Леонид Аринштейн - Пушкин: «Когда Потемкину в потемках…». По следам «Непричесанной биографии»
Вот и теперь: на следующий день после возвращения в Одессу Пушкин затевает ссору с каким-то неизвестным и вызывает его на дуэль. Только категорический отказ противника стрелять в Пушкина остановил поединок.
Вместе с тем поездка как будто успокоила Пушкина. Февральская размолвка начала забываться.
Однако поэта подстерегало новое испытание.
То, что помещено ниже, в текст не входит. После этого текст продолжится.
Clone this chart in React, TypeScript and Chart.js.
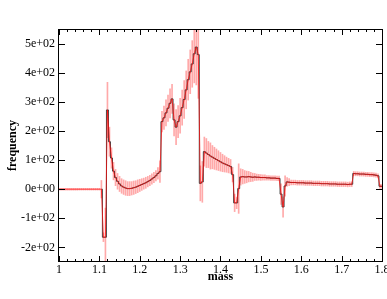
import React, { useEffect, useRef } from 'react';
import { Chart, registerables } from 'chart.js';

Chart.register(...registerables);

const massValues = [
  1.000, 1.005, 1.010, 1.015, 1.020, 1.025, 1.030, 1.035, 1.040, 1.045,
  1.050, 1.055, 1.060, 1.065, 1.070, 1.075, 1.080, 1.085, 1.090, 1.095,
  1.100, 1.105, 1.110, 1.115, 1.120, 1.125, 1.130, 1.135, 1.140, 1.145,
  1.150, 1.155, 1.160, 1.165, 1.170, 1.175, 1.180, 1.185, 1.190, 1.195,
  1.200, 1.205, 1.210, 1.215, 1.220, 1.225, 1.230, 1.235, 1.240, 1.245,
  1.250, 1.255, 1.260, 1.265, 1.270, 1.275, 1.280, 1.285, 1.290, 1.295,
  1.300, 1.305, 1.310, 1.315, 1.320, 1.325, 1.330, 1.335, 1.340, 1.345,
  1.350, 1.355, 1.360, 1.365, 1.370, 1.375, 1.380, 1.385, 1.390, 1.395,
  1.400, 1.405, 1.410, 1.415, 1.420, 1.425, 1.430, 1.435, 1.440, 1.445,
  1.450, 1.455, 1.460, 1.465, 1.470, 1.475, 1.480, 1.485, 1.490, 1.495,
  1.500, 1.505, 1.510, 1.515, 1.520, 1.525, 1.530, 1.535, 1.540, 1.545,
  1.550, 1.555, 1.560, 1.565, 1.570, 1.575, 1.580, 1.585, 1.590, 1.595,
  1.600, 1.605, 1.610, 1.615, 1.620, 1.625, 1.630, 1.635, 1.640, 1.645,
  1.650, 1.655, 1.660, 1.665, 1.670, 1.675, 1.680, 1.685, 1.690, 1.695,
  1.700, 1.705, 1.710, 1.715, 1.720, 1.725, 1.730, 1.735, 1.740, 1.745,
  1.750, 1.755, 1.760, 1.765, 1.770, 1.775, 1.780, 1.785, 1.790, 1.795,
  1.800,
];

const frequencyValues = [
  0, 0, 0, 0, 0, 0, 0, 0, 0, 0,
  0, 0, 0, 0, 0, 0, 0, 0, 0, 0,
  0, 0, -165, -165, 272, 163, 107, 62, 40, 27,
  18, 11, 7, 4, 2, 2, 3, 5, 7, 10,
  13, 16, 19, 22, 26, 30, 35, 40, 46, 54,
  60, 232, 245, 262, 278, 295, 310, 238, 213, 232,
  252, 280, 308, 341, 376, 403, 430, 465, 488, 462,
  20, 25, 129, 124, 119, 114, 110, 106, 102, 98,
  94, 90, 87, 84, 81, 78, 50, -47, -47, 2,
  42, 43, 42, 42, 43, 42, 41, 42, 41, 41,
  40, 40, 40, 39, 39, 38, 38, 38, 37, 37,
  -17, -61, 11, 25, 24, 23, 23, 23, 22, 22,
  22, 22, 21, 21, 21, 21, 20, 20, 20, 20,
  19, 19, 19, 19, 18, 18, 18, 18, 17, 17,
  17, 17, 17, 16, 17, 17, 54, 53, 53, 52,
  52, 52, 51, 51, 50, 50, 49, 48, 46, 10,
  10,
];

const errorValues = [
  3, 3, 3, 3, 3, 3, 3, 3, 3, 3,
  3, 3, 3, 3, 3, 3, 3, 3, 3, 3,
  3, 30, 15, 100, 95, 50, 35, 30, 28, 27,
  26, 25, 25, 25, 24, 24, 23, 23, 22, 22,
  21, 20, 19, 19, 18, 18, 18, 18, 18, 20,
  37, 35, 40, 45, 45, 50, 50, 55, 60, 55,
  60, 60, 65, 65, 70, 75, 80, 100, 130, 150,
  60, 70, 50, 50, 45, 45, 40, 38, 36, 34,
  32, 30, 28, 26, 25, 24, 25, 30, 20, 85,
  28, 25, 22, 20, 18, 16, 14, 12, 11, 10,
  10, 9, 9, 8, 8, 8, 8, 8, 8, 8,
  35, 35, 35, 15, 12, 8, 8, 8, 8, 8,
  8, 8, 8, 8, 8, 8, 8, 8, 8, 8,
  8, 8, 8, 8, 8, 8, 8, 8, 8, 8,
  8, 8, 8, 8, 8, 8, 7, 7, 7, 7,
  7, 7, 7, 7, 7, 7, 7, 7, 7, 7,
  7,
];

// the black histogram starts at this mass (no black trace on the flat part)
const histogramStartMass = 1.105;

const xMajorTicks = [1, 1.1, 1.2, 1.3, 1.4, 1.5, 1.6, 1.7, 1.8];
const yMajorTicks = [-200, -100, 0, 100, 200, 300, 400, 500];

const FONT = 'Liberation Serif, Times New Roman, serif';

function fmtExp(v: number): string {
  if (Math.abs(v) < 1e-9) return '0e+00';
  const e = Math.floor(Math.log10(Math.abs(v)) + 1e-9);
  const m = Math.round(v / Math.pow(10, e));
  return `${m}e${e < 0 ? '-' : '+'}${String(Math.abs(e)).padStart(2, '0')}`;
}

const framePlugin = {
  id: 'frameTicks',
  afterDatasetsDraw(chart: any) {
    const { ctx, chartArea: a, scales } = chart;
    const xs = scales.x;
    const ys = scales.y;
    ctx.save();
    ctx.strokeStyle = '#000';
    ctx.lineWidth = 1;
    ctx.strokeRect(a.left - 0.5, a.top + 0.5, a.right - a.left + 1, a.bottom - a.top - 1);
    ctx.beginPath();
    for (let i = 0; i <= 40; i++) {
      const v = 1 + i * 0.02;
      const major = i % 5 === 0;
      const len = major ? 6 : 3;
      const px = Math.round(xs.getPixelForValue(v)) + 0.5;
      ctx.moveTo(px, a.bottom);
      ctx.lineTo(px, a.bottom - len);
      ctx.moveTo(px, a.top);
      ctx.lineTo(px, a.top + len);
    }
    for (const v of yMajorTicks) {
      const py = Math.round(ys.getPixelForValue(v)) + 0.5;
      ctx.moveTo(a.left, py);
      ctx.lineTo(a.left + 6, py);
      ctx.moveTo(a.right, py);
      ctx.lineTo(a.right - 6, py);
    }
    ctx.stroke();
    ctx.restore();
  },
};

export default function App() {
  const canvasRef = useRef<HTMLCanvasElement | null>(null);

  useEffect(() => {
    const canvas = canvasRef.current;
    if (!canvas) return;
    const points = massValues.map((m, i) => ({ x: m, y: frequencyValues[i] }));
    const histPoints = points.filter((p) => p.x >= histogramStartMass - 1e-9);
    const bars = massValues.map((m, i) => ({
      x: m,
      y: [frequencyValues[i] - errorValues[i], frequencyValues[i] + errorValues[i]],
    }));

    const chart = new Chart(canvas, {
      type: 'line',
      data: {
        datasets: [
          {
            type: 'line',
            data: points,
            borderColor: 'rgba(255,0,0,0.7)',
            borderWidth: 1,
            pointRadius: 0,
            order: 1,
          } as any,
          {
            type: 'line',
            data: histPoints,
            borderColor: 'rgba(40,40,40,0.85)',
            borderWidth: 1,
            pointRadius: 0,
            stepped: 'middle',
            order: 2,
          } as any,
          {
            type: 'bar',
            data: bars,
            backgroundColor: 'rgba(255,40,40,0.4)',
            borderWidth: 0,
            barThickness: 1,
            order: 3,
          } as any,
        ],
      },
      options: {
        animation: false,
        responsive: false,
        devicePixelRatio: 1,
        layout: { padding: { top: 29, right: 5, left: 0, bottom: 0 } },
        plugins: { legend: { display: false }, tooltip: { enabled: false } },
        scales: {
          x: {
            type: 'linear',
            min: 1,
            max: 1.8,
            offset: false,
            grid: { display: false, drawTicks: false },
            border: { display: false },
            afterBuildTicks: (s: any) => {
              s.ticks = xMajorTicks.map((v) => ({ value: v }));
            },
            ticks: {
              autoSkip: false,
              maxRotation: 0,
              padding: 1,
              color: '#000',
              font: { family: FONT, size: 12 },
              callback: (v: any) => String(Math.round(Number(v) * 10) / 10),
            },
            title: {
              display: true,
              text: 'mass',
              color: '#000',
              font: { family: FONT, size: 12, weight: 'bold' },
              padding: { top: 0, bottom: 15 },
            },
            afterFit: (s: any) => {
              s.height = 37;
              s.paddingLeft = 0;
              s.paddingRight = 0;
            },
          },
          y: {
            type: 'linear',
            min: -250,
            max: 550,
            grid: { display: false, drawTicks: false },
            border: { display: false },
            afterBuildTicks: (s: any) => {
              s.ticks = yMajorTicks.map((v) => ({ value: v }));
            },
            ticks: {
              autoSkip: false,
              padding: 4,
              color: '#000',
              font: { family: FONT, size: 12 },
              callback: (v: any) => fmtExp(Number(v)),
            },
            title: {
              display: true,
              text: 'frequency',
              color: '#000',
              font: { family: FONT, size: 12, weight: 'bold' },
              padding: { top: 5.5, bottom: 0 },
            },
            afterFit: (s: any) => {
              s.width = 59;
              s.paddingTop = 0;
              s.paddingBottom = 0;
            },
          },
        },
      } as any,
      plugins: [framePlugin],
    });
    return () => chart.destroy();
  }, []);

  return (
    <div style={{ position: 'fixed', left: 0, top: 0, width: 387, height: 299, background: '#fff' }}>
      <canvas ref={canvasRef} width={387} height={299} style={{ display: 'block' }} />
    </div>
  );
}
И. С. Ризнич решил увезти свою супругу из Одессы и спешно готовил отъезд. Сохранилось официальное разрешение «на право выезда за границу И. С. Ризнича с семейством», датированное 30 апреля[54], но фактически отъезд состоялся не ранее середины мая, о чем, в частности, свидетельствует письмо И. С. Ризнича П. Д. Киселеву от 7 июня 1824 г., сообщающее об отъезде Амалии как о только что случившемся событии. Касаясь причин отъезда, Иван Степанович пишет: «У меня тоже большое несчастье со здоровьем моей жены. После ее родов ей становилось всё хуже и хуже. Изнурительная лихорадка, непрерывный кашель, харканье кровью внушали мне самое острое беспокойство. Меня заставляли верить и надеяться, что хорошее время года принесет какое-нибудь облегчение, но, к несчастию, случилось наоборот. Едва пришла весна, припадки сделались сильнее. Тогда доктора объявили, что категорически и не теряя времени она должна оставить этот климат… Я не мог выбирать и стремительно решился на отъезд. Действительно, я отправил ее вместе с ребенком и, проводив ее до Броды, вынужден был вернуться сюда из-за моих дел, а она отправилась своей дорогой. Она поедет в Швейцарию, а осенью я присоединюсь к ней и отправлюсь с ней в Италию…»[55].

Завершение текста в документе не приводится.